Provided material:
— begin —

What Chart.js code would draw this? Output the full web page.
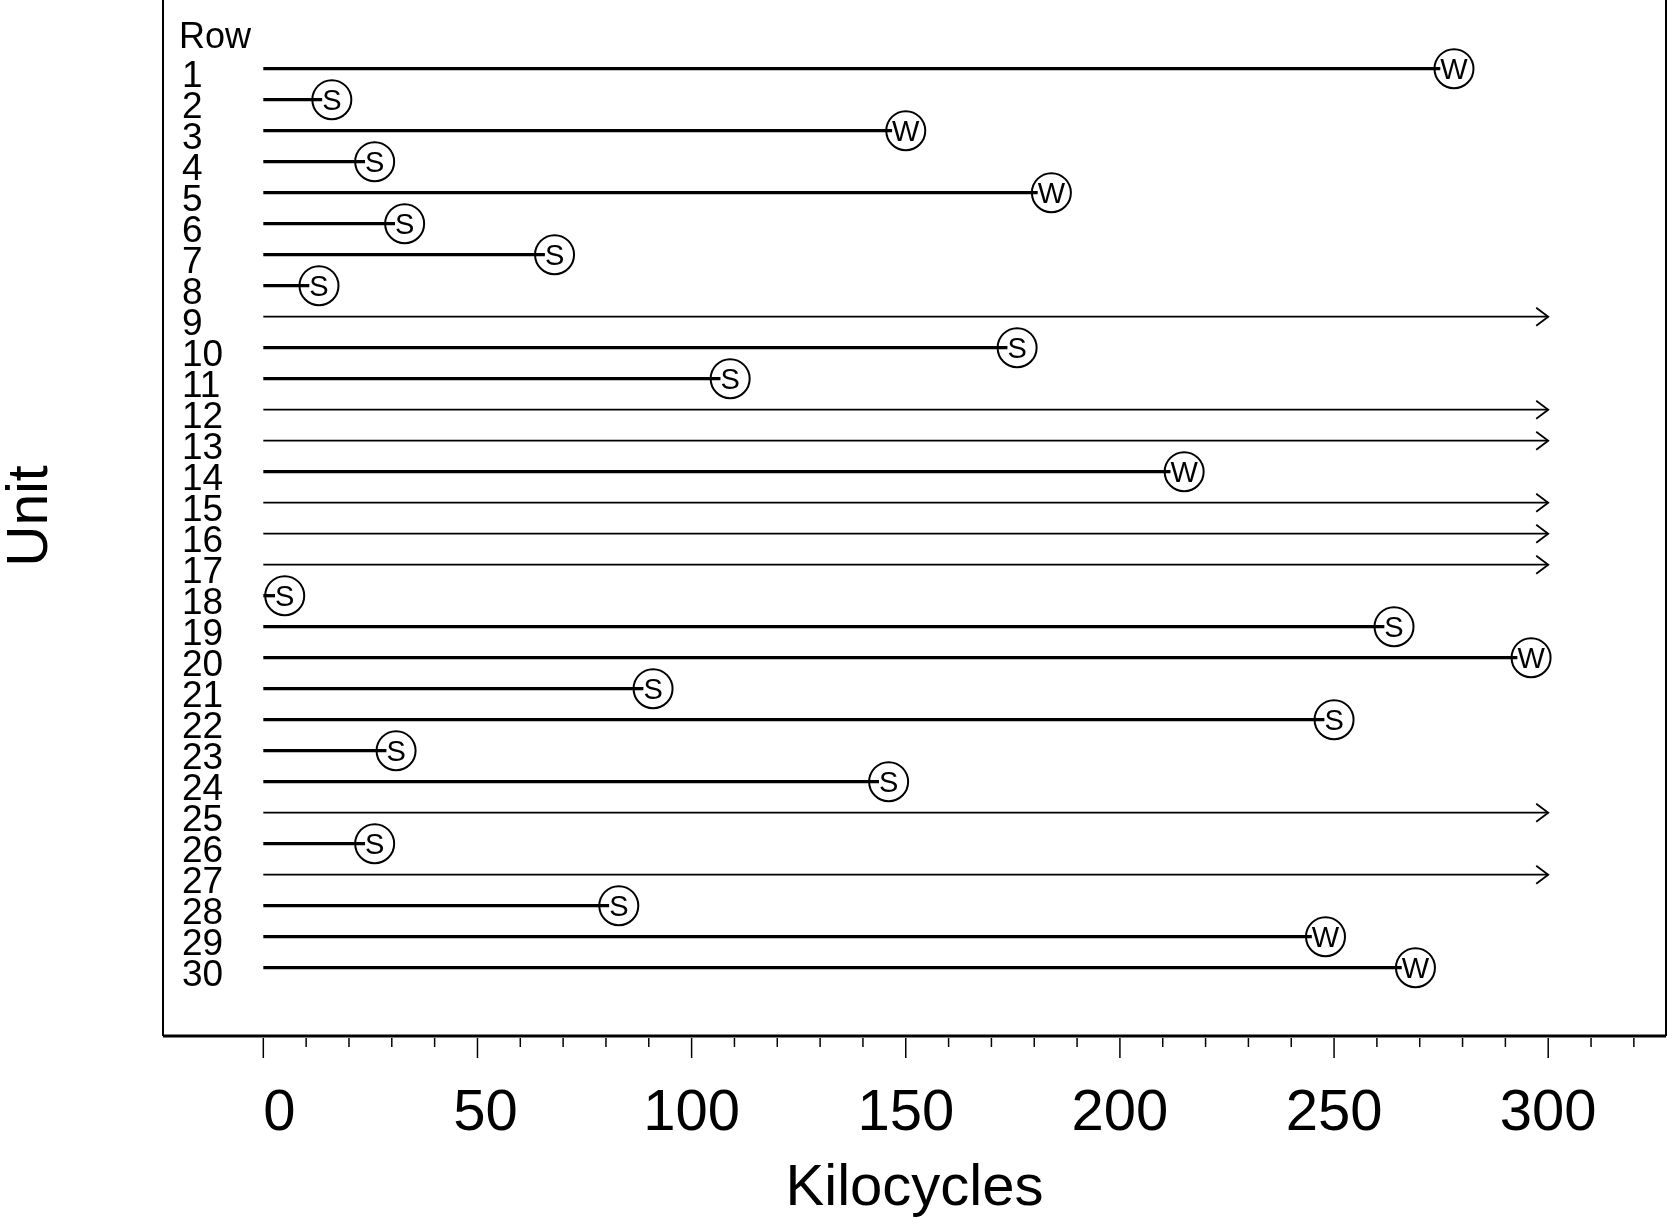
<!DOCTYPE html>
<html>
<head>
<meta charset="utf-8">
<script src="https://cdn.jsdelivr.net/npm/chart.js@4.4.1/dist/chart.umd.min.js"></script>
<style>
  body{margin:0;background:#fff;}
  canvas{display:block;}
</style>
</head>
<body>
<canvas id="eventChart" width="1668" height="1217"></canvas>
<script>
// unit rows, kilocycles reached, and how each run ended (W / S failure, '>' still running)
const rows=[1,2,3,4,5,6,7,8,9,10,11,12,13,14,15,16,17,18,19,20,21,22,23,24,25,26,27,28,29,30];
const endKc=[278,16,150,26,184,33,68,13,300,176,109,300,300,215,300,300,300,5,264,296,91,250,31,146,300,26,300,83,248,269];
const mode=['W','S','W','S','W','S','S','S','>','S','S','>','>','W','>','>','>','S','S','W','S','S','S','S','>','S','>','S','W','W'];
const xLabels=[0,50,100,150,200,250,300];
const xMinorStep=10;
const xTickEnd=320;

const FONT='"Liberation Sans", Arial, sans-serif';

const datasets=[];
rows.forEach((r,i)=>{
  const running=mode[i]==='>';
  datasets.push({
    type:'line',
    data:[{x:0,y:r},{x:endKc[i],y:r}],
    borderColor:'#000',
    borderWidth:running?1.8:3.3,
    pointRadius:0,
    fill:false
  });
});
datasets.push({
  type:'scatter',
  data:rows.map((r,i)=>({x:endKc[i],y:r,m:mode[i]})).filter(p=>p.m!=='>'),
  pointRadius:19.5,
  pointHoverRadius:19.5,
  pointBorderWidth:2,
  pointBorderColor:'#000',
  pointBackgroundColor:'rgba(0,0,0,0)'
});

const eventMarks={
  id:'eventMarks',
  afterDatasetsDraw(chart){
    const {ctx,scales:{x,y}}=chart;
    ctx.save();
    ctx.strokeStyle='#000';
    ctx.fillStyle='#000';
    // arrow heads for units still running
    rows.forEach((r,i)=>{
      if(mode[i]!=='>') return;
      const px=x.getPixelForValue(endKc[i]);
      const py=y.getPixelForValue(r);
      ctx.beginPath();
      ctx.moveTo(px-12,py-9);
      ctx.lineTo(px,py);
      ctx.lineTo(px-12,py+9);
      ctx.lineWidth=1.8;
      ctx.stroke();
    });
    // failure mode letters inside the circles
    ctx.font='29px '+FONT;
    ctx.textAlign='center';
    ctx.textBaseline='alphabetic';
    rows.forEach((r,i)=>{
      if(mode[i]==='>') return;
      const px=x.getPixelForValue(endKc[i]);
      const py=y.getPixelForValue(r);
      const w=ctx.measureText(mode[i]).width;
      ctx.fillStyle='#fff';
      ctx.fillRect(px-w/2,py-11,w,22);
      ctx.fillStyle='#000';
      ctx.fillText(mode[i],px,py+10.5);
    });
    ctx.restore();
  },
  afterDraw(chart){
    const {ctx,chartArea:a,scales:{x,y}}=chart;
    ctx.save();
    ctx.strokeStyle='#000';
    ctx.fillStyle='#000';
    // frame
    ctx.lineWidth=2;
    ctx.beginPath();
    ctx.moveTo(a.left,0);ctx.lineTo(a.left,a.bottom);
    ctx.moveTo(a.right,0);ctx.lineTo(a.right,a.bottom);
    ctx.stroke();
    ctx.lineWidth=3;
    ctx.beginPath();
    ctx.moveTo(a.left,a.bottom);ctx.lineTo(a.right,a.bottom);
    ctx.stroke();
    // x ticks
    ctx.lineWidth=1.5;
    for(let v=0;v<=xTickEnd;v+=xMinorStep){
      const px=x.getPixelForValue(v);
      const major=xLabels.includes(v);
      ctx.beginPath();
      ctx.moveTo(px,a.bottom+2);
      ctx.lineTo(px,a.bottom+(major?22:11));
      ctx.stroke();
    }
    ctx.font='58px '+FONT;
    ctx.textAlign='center';
    ctx.textBaseline='alphabetic';
    xLabels.forEach(v=>{
      const s=String(v);
      ctx.fillText(s,x.getPixelForValue(v)+(3-s.length)*8,1130);
    });
    ctx.fillText('Kilocycles',(a.left+a.right)/2,1205);
    // y title
    ctx.save();
    ctx.translate(47,516);
    ctx.rotate(-Math.PI/2);
    ctx.font='57px '+FONT;
    ctx.fillText('Unit',0,0);
    ctx.restore();
    // row labels
    ctx.textAlign='left';
    ctx.font='36px '+FONT;
    ctx.fillText('Row',179,48);
    ctx.font='37px '+FONT;
    rows.forEach(r=>{
      ctx.fillText(String(r),182,y.getPixelForValue(r)+18);
    });
    ctx.restore();
  }
};

new Chart(document.getElementById('eventChart'),{
  type:'line',
  data:{datasets},
  options:{
    responsive:false,
    maintainAspectRatio:false,
    devicePixelRatio:1,
    animation:false,
    layout:{autoPadding:false,padding:{left:163,right:2,top:0,bottom:181}},
    plugins:{legend:{display:false},tooltip:{enabled:false}},
    scales:{
      x:{type:'linear',min:-23.42,max:327.5,display:false},
      y:{type:'linear',min:-1.216,max:32.203,reverse:true,display:false}
    }
  },
  plugins:[eventMarks]
});
</script>
</body>
</html>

— end —

To do:
Repeat the material above word for word, please, apart from its images.

In response:
What Chart.js code would draw this? Output the full web page.
<!DOCTYPE html>
<html>
<head>
<meta charset="utf-8">
<script src="https://cdn.jsdelivr.net/npm/chart.js@4.4.1/dist/chart.umd.min.js"></script>
<style>
  body{margin:0;background:#fff;}
  canvas{display:block;}
</style>
</head>
<body>
<canvas id="eventChart" width="1668" height="1217"></canvas>
<script>
// unit rows, kilocycles reached, and how each run ended (W / S failure, '>' still running)
const rows=[1,2,3,4,5,6,7,8,9,10,11,12,13,14,15,16,17,18,19,20,21,22,23,24,25,26,27,28,29,30];
const endKc=[278,16,150,26,184,33,68,13,300,176,109,300,300,215,300,300,300,5,264,296,91,250,31,146,300,26,300,83,248,269];
const mode=['W','S','W','S','W','S','S','S','>','S','S','>','>','W','>','>','>','S','S','W','S','S','S','S','>','S','>','S','W','W'];
const xLabels=[0,50,100,150,200,250,300];
const xMinorStep=10;
const xTickEnd=320;

const FONT='"Liberation Sans", Arial, sans-serif';

const datasets=[];
rows.forEach((r,i)=>{
  const running=mode[i]==='>';
  datasets.push({
    type:'line',
    data:[{x:0,y:r},{x:endKc[i],y:r}],
    borderColor:'#000',
    borderWidth:running?1.8:3.3,
    pointRadius:0,
    fill:false
  });
});
datasets.push({
  type:'scatter',
  data:rows.map((r,i)=>({x:endKc[i],y:r,m:mode[i]})).filter(p=>p.m!=='>'),
  pointRadius:19.5,
  pointHoverRadius:19.5,
  pointBorderWidth:2,
  pointBorderColor:'#000',
  pointBackgroundColor:'rgba(0,0,0,0)'
});

const eventMarks={
  id:'eventMarks',
  afterDatasetsDraw(chart){
    const {ctx,scales:{x,y}}=chart;
    ctx.save();
    ctx.strokeStyle='#000';
    ctx.fillStyle='#000';
    // arrow heads for units still running
    rows.forEach((r,i)=>{
      if(mode[i]!=='>') return;
      const px=x.getPixelForValue(endKc[i]);
      const py=y.getPixelForValue(r);
      ctx.beginPath();
      ctx.moveTo(px-12,py-9);
      ctx.lineTo(px,py);
      ctx.lineTo(px-12,py+9);
      ctx.lineWidth=1.8;
      ctx.stroke();
    });
    // failure mode letters inside the circles
    ctx.font='29px '+FONT;
    ctx.textAlign='center';
    ctx.textBaseline='alphabetic';
    rows.forEach((r,i)=>{
      if(mode[i]==='>') return;
      const px=x.getPixelForValue(endKc[i]);
      const py=y.getPixelForValue(r);
      const w=ctx.measureText(mode[i]).width;
      ctx.fillStyle='#fff';
      ctx.fillRect(px-w/2,py-11,w,22);
      ctx.fillStyle='#000';
      ctx.fillText(mode[i],px,py+10.5);
    });
    ctx.restore();
  },
  afterDraw(chart){
    const {ctx,chartArea:a,scales:{x,y}}=chart;
    ctx.save();
    ctx.strokeStyle='#000';
    ctx.fillStyle='#000';
    // frame
    ctx.lineWidth=2;
    ctx.beginPath();
    ctx.moveTo(a.left,0);ctx.lineTo(a.left,a.bottom);
    ctx.moveTo(a.right,0);ctx.lineTo(a.right,a.bottom);
    ctx.stroke();
    ctx.lineWidth=3;
    ctx.beginPath();
    ctx.moveTo(a.left,a.bottom);ctx.lineTo(a.right,a.bottom);
    ctx.stroke();
    // x ticks
    ctx.lineWidth=1.5;
    for(let v=0;v<=xTickEnd;v+=xMinorStep){
      const px=x.getPixelForValue(v);
      const major=xLabels.includes(v);
      ctx.beginPath();
      ctx.moveTo(px,a.bottom+2);
      ctx.lineTo(px,a.bottom+(major?22:11));
      ctx.stroke();
    }
    ctx.font='58px '+FONT;
    ctx.textAlign='center';
    ctx.textBaseline='alphabetic';
    xLabels.forEach(v=>{
      const s=String(v);
      ctx.fillText(s,x.getPixelForValue(v)+(3-s.length)*8,1130);
    });
    ctx.fillText('Kilocycles',(a.left+a.right)/2,1205);
    // y title
    ctx.save();
    ctx.translate(47,516);
    ctx.rotate(-Math.PI/2);
    ctx.font='57px '+FONT;
    ctx.fillText('Unit',0,0);
    ctx.restore();
    // row labels
    ctx.textAlign='left';
    ctx.font='36px '+FONT;
    ctx.fillText('Row',179,48);
    ctx.font='37px '+FONT;
    rows.forEach(r=>{
      ctx.fillText(String(r),182,y.getPixelForValue(r)+18);
    });
    ctx.restore();
  }
};

new Chart(document.getElementById('eventChart'),{
  type:'line',
  data:{datasets},
  options:{
    responsive:false,
    maintainAspectRatio:false,
    devicePixelRatio:1,
    animation:false,
    layout:{autoPadding:false,padding:{left:163,right:2,top:0,bottom:181}},
    plugins:{legend:{display:false},tooltip:{enabled:false}},
    scales:{
      x:{type:'linear',min:-23.42,max:327.5,display:false},
      y:{type:'linear',min:-1.216,max:32.203,reverse:true,display:false}
    }
  },
  plugins:[eventMarks]
});
</script>
</body>
</html>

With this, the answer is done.